In a school where the student population is reportedly 26 percent African American, she says she’s been the victim of bullying, though she doesn’t specify whether that crude behavior comes from any one particular group of peers. Most of us know from some kind of experience that Black folks’ self-hatred can burn as bright as other folks’ ignorance, so we can’t assume it’s just White kids poking fun at her. Wherever they’re coming from, those childish insensitivities are being subtly cosigned by authorities who’ve chosen to make an example of the girl who’s being teased, for the same feature she’s being teased about. 

Back in September, Tiana Parker, a 7-year-old student at Deborah Brown Community School in Tulsa, was told that her beautiful dreadlocks weren’t presentable and violated the dress code policy that states “hairstyles such as dreadlocks, afros, mohawks and other faddish styles are unacceptable.” Not that that “faddish” dig wasn’t enough, but here’s the kicker: it’s a predominantly Black school. So when Black administrators and Black educators pass down from on high disparaging labels about Black hair, it sends a hurtful and lasting message to the Black students under their care. 
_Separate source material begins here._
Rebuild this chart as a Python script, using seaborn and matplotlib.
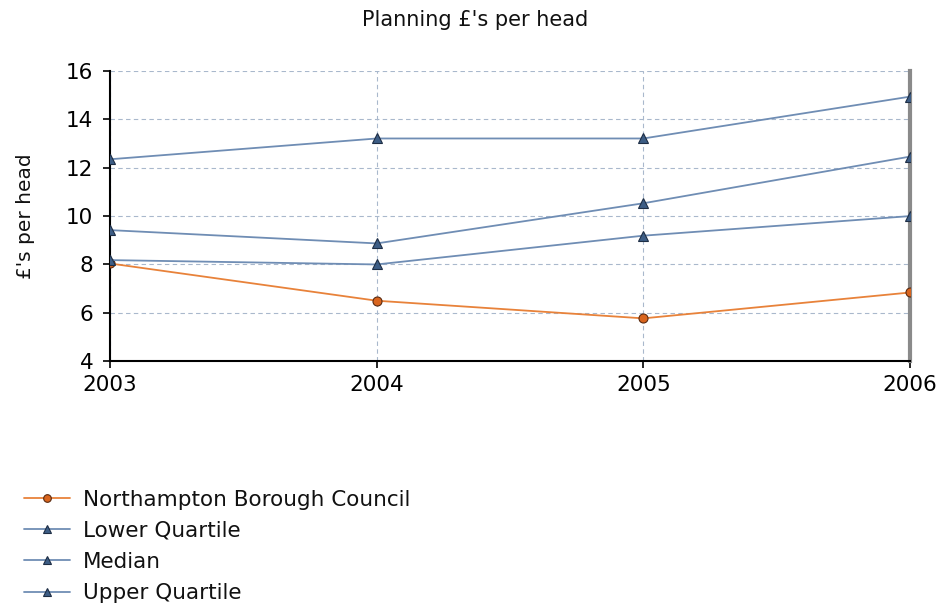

Had the child dyed her hair fuchsia with shaved racing stripes down the sides, we could talk. But they made that baby cry and forced her father to switch her school because her locs didn’t reflect the image they were trying to project. Much like Faith Christian Academy, administrators only saw the err of their prejudices after the public rained shame on them. One-namely me- wonders how often this goes on that doesn’t make the news and how many little black girls and boys are still being put under the impression that Black hair is only good when it’s tied down, weaved up, slicked back, or flattened out.

Education doesn’t happen through textbooks alone and administrators of it have got to do a better job of being consistent and intentional about promoting self-love and protecting the self-image of our children, particularly our girls. Kids spend upwards of 8 sometimes 9, 10 hours at their respective institutions, depending on extracurricular activities and before and aftercare schedules, and that’s a lot of time to have influence over the way they think and feel about themselves. 

There’s no room for mixed messages that say love yourself the way you are, except in school where you spend the bulk of your days, except when it goes against the rules and only when we say it’s OK. I commend Vanessa’s parents for raising a young lady who seems to be secure, self-aware and determined to walk in her uniqueness with her head up and her hair high. But this is a fight she shouldn’t have to suit up for.